Under the proposal, which has been published in the Canada Gazette for public input, adult citizenship applicants would be required to provide objective evidence of language ability with their citizenship applications.

“The ability to communicate effectively in either French or English is key to the success of new citizens in Canada,” said Kenney. “This change will encourage applicants to ensure that they can speak English or French when they apply for citizenship, thereby improving the integrity and effectiveness of the citizenship program for Canada and for new Canadians alike.”

The Citizenship Act already requires that applicants be able to communicate in one of Canada’s official languages. This proposed change would not increase the language level required, but would change the way that citizenship applicants aged 18-54 prove their language ability.

Under the new system, applicants would have to provide objective evidence that they meet the language requirement when they file their application. Applicants would be able to demonstrate language ability by submitting a variety of evidence, including:

*the results of a third party test; 
*evidence of completion of secondary or post-secondary education in English or French; or 
*evidence of achieving Canadian Language Benchmark/Niveaux de competence linguistique canadiens 4 (CLB/NCLC 4) in certain government funded language training programs. 

CIC currently uses the citizenship knowledge test as well as the applicant’s interaction with CIC staff to assess language ability. If it appears an applicant does not meet language requirements, they are invited for an interview with a citizenship judge. There can be a significant time delay between the submission of the application and the subsequent hearing for language.
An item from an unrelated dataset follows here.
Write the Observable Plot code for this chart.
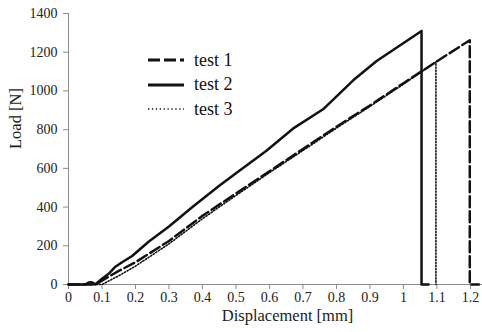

The proposed new rule that applicants must provide objective evidence that they meet the language requirement when they file their application would give citizenship judges better evidence on which to base their decision. CIC would also be able to return applications of those who do not provide evidence they meet the requirements more quickly, thus improving application processing.

CIC is also proposing to clarify that the language skills to be assessed would be speaking and listening, and the criteria would clearly align with CLB/NCLC 4, which represents basic fluent proficiency. This would allow applicants to understand the requirements they need to meet and to provide evidence that is correlated to CLB/NCLC 4.

The Notice of Intent, requesting comments from the public on the proposed change, will be posted for 30 days.